The way they did it was actually, dare I say, tasteful. Basically the only time you'd see ads is when realistically it'd be likely for a poster or bill board to be present.

I remember one map was set at an exports event and they had esports sponsors everywhere.

[–] [email protected] 9 points 1 year ago* (last edited 1 year ago) (1 children)

The way they did it was actually, dare I say, tasteful. Basically the only time you’d see ads is when realistically it’d be likely for a poster or bill board to be present.

Placement isn't the issue though.

If you recognize it as a legit/real advertisement, that breaks the immersion.

Your mind thinks "Why am I paying money to watch commercials?", and that breaks the immersion of whatever virtual world you're in at the time.

[–] [email protected] 4 points 1 year ago* (last edited 1 year ago) (1 children)

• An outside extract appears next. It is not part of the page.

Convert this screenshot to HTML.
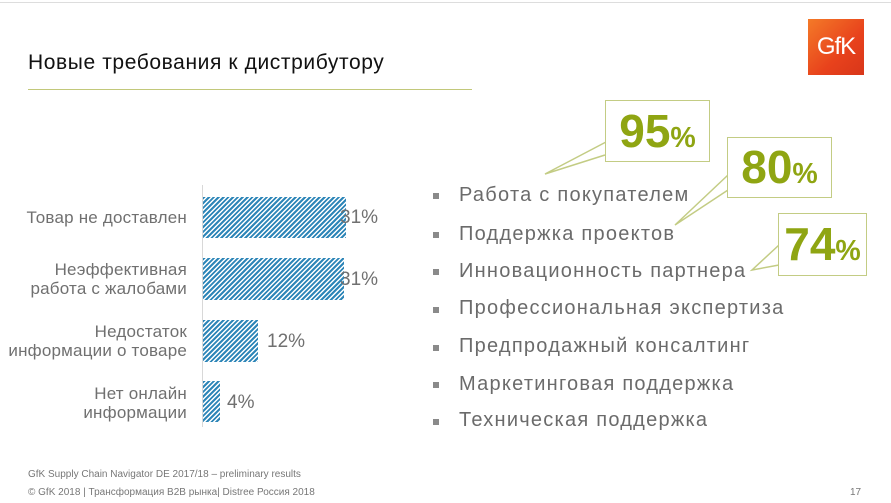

If the game is set in the "real world", an advertisement for a fake brand of a real product is, to me at least, more immersion breaking than it being a real brand for that product. Now if the game isn't set in our world it's a completely different story.

[–] [email protected] 4 points 1 year ago* (last edited 1 year ago)

The thing though is that the real advertisement will remind you that you paid money to watch a commercial, and that's where the immersion breaking happens.

With a fake ad you know you didn't pay real money to some other real human being somewhere else, and that your purchase went just for the recreational value of the game you're playing.

In other words, it's not the content of the ad, but the realization that it's a real ad, regardless of it's content, that's immersion-breaking.